### What to do
Copy, from the entries below, each line where the word "with" can be found.

-- start Record excerpts --

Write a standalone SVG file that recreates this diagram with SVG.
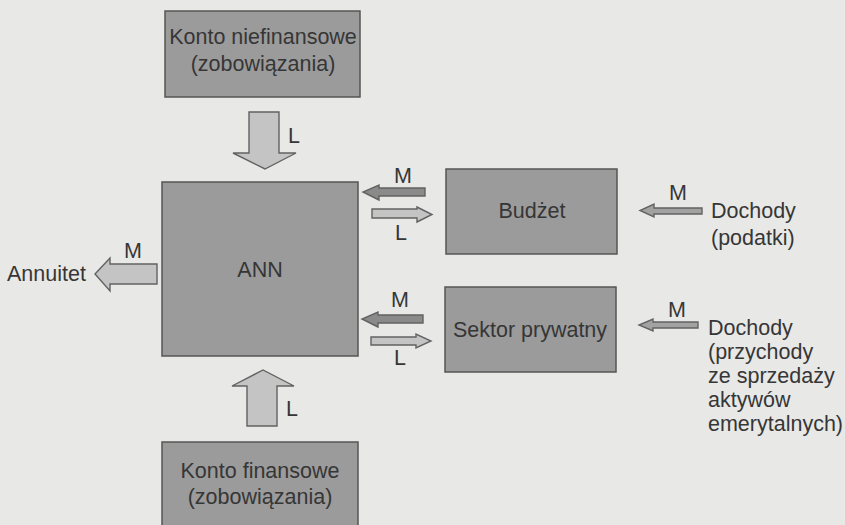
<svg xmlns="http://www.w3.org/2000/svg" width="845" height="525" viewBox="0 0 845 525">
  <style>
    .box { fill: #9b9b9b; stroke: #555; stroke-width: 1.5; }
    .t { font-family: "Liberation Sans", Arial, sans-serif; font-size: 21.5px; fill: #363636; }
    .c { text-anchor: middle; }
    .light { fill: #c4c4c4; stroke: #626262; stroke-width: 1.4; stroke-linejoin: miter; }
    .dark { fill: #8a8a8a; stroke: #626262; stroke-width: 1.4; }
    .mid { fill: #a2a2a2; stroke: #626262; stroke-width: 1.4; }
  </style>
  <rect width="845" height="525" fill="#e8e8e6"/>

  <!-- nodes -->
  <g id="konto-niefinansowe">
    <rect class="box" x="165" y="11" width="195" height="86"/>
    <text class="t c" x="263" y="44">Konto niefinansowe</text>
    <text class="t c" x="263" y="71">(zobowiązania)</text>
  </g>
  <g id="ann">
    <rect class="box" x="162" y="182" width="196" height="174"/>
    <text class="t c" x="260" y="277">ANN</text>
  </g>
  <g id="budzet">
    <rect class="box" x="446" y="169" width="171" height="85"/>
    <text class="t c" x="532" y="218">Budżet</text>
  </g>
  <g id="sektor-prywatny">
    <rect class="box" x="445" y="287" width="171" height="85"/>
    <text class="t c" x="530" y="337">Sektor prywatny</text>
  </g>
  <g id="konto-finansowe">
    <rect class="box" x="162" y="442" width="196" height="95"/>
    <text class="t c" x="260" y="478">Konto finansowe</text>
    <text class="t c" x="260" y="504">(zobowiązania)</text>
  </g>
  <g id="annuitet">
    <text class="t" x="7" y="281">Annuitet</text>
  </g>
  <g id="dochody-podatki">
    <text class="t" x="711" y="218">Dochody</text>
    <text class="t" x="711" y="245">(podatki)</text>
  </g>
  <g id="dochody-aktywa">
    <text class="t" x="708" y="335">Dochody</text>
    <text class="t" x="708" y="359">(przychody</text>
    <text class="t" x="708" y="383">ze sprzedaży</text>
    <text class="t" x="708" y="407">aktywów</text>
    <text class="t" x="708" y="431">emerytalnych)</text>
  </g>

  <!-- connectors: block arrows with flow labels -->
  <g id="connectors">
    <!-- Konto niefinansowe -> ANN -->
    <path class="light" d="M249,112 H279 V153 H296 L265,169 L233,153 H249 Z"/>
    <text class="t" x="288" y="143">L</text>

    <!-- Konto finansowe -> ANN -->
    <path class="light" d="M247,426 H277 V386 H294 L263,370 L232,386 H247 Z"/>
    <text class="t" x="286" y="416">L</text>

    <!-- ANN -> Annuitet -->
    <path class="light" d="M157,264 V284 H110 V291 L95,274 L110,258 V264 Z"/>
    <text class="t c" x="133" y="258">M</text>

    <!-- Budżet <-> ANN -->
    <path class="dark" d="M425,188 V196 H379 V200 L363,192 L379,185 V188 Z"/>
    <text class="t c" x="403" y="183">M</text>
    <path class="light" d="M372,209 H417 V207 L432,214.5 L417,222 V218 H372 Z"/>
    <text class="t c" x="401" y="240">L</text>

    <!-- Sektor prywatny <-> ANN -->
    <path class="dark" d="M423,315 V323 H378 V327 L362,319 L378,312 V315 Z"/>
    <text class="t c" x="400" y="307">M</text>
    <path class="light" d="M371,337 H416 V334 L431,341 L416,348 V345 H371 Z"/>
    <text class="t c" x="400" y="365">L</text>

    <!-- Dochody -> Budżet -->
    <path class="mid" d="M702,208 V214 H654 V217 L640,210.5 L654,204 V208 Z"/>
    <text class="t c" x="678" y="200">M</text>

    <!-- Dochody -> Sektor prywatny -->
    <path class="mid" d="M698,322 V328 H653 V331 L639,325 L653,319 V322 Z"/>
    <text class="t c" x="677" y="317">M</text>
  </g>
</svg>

-- end Record excerpts --
-- start Record excerpts --

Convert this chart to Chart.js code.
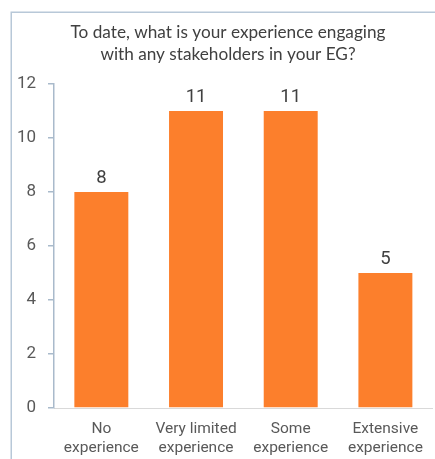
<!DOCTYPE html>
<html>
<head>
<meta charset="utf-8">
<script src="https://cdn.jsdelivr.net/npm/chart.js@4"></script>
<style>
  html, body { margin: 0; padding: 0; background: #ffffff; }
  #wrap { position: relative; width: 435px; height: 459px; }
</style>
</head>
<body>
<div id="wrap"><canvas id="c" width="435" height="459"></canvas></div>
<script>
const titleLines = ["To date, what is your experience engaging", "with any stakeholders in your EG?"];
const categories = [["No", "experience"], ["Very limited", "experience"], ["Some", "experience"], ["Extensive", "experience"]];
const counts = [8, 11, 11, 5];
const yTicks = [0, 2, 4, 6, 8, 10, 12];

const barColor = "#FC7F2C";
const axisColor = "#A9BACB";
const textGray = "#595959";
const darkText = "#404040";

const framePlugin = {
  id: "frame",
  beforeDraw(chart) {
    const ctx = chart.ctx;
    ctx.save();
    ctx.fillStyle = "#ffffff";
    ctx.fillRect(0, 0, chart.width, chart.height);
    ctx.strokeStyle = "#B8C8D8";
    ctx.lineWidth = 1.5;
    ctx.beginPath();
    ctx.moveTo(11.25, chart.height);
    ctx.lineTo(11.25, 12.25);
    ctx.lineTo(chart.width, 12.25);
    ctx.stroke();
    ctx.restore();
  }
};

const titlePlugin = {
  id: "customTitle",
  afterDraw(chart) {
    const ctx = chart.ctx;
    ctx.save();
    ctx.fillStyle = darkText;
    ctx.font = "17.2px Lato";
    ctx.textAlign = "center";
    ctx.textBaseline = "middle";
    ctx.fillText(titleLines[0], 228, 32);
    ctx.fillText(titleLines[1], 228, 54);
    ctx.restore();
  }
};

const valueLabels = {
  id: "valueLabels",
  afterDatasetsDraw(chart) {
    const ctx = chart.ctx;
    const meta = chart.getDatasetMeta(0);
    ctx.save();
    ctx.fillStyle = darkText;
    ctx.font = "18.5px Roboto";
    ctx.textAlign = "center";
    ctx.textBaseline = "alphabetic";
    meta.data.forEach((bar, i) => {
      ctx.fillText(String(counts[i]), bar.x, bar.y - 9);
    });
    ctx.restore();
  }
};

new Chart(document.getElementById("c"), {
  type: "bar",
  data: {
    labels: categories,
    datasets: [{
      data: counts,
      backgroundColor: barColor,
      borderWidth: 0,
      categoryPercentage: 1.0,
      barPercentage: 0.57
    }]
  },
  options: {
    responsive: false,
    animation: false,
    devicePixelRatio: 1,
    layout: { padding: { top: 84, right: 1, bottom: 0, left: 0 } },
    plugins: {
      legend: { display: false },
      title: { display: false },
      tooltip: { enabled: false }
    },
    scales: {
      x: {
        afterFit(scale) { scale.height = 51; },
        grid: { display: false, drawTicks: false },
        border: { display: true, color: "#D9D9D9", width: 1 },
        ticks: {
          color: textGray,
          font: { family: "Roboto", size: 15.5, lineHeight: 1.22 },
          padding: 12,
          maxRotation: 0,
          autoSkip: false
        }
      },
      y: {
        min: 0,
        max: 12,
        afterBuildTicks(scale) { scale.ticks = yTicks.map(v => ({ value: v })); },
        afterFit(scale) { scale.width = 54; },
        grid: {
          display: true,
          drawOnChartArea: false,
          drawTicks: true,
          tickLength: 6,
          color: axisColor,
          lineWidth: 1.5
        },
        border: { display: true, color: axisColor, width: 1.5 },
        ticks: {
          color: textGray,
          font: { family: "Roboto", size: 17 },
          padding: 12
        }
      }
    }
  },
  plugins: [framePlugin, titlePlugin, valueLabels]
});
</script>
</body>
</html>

-- end Record excerpts --

### Solution
Write a standalone SVG file that recreates this diagram with SVG.
  <!-- connectors: block arrows with flow labels -->
const titleLines = ["To date, what is your experience engaging", "with any stakeholders in your EG?"];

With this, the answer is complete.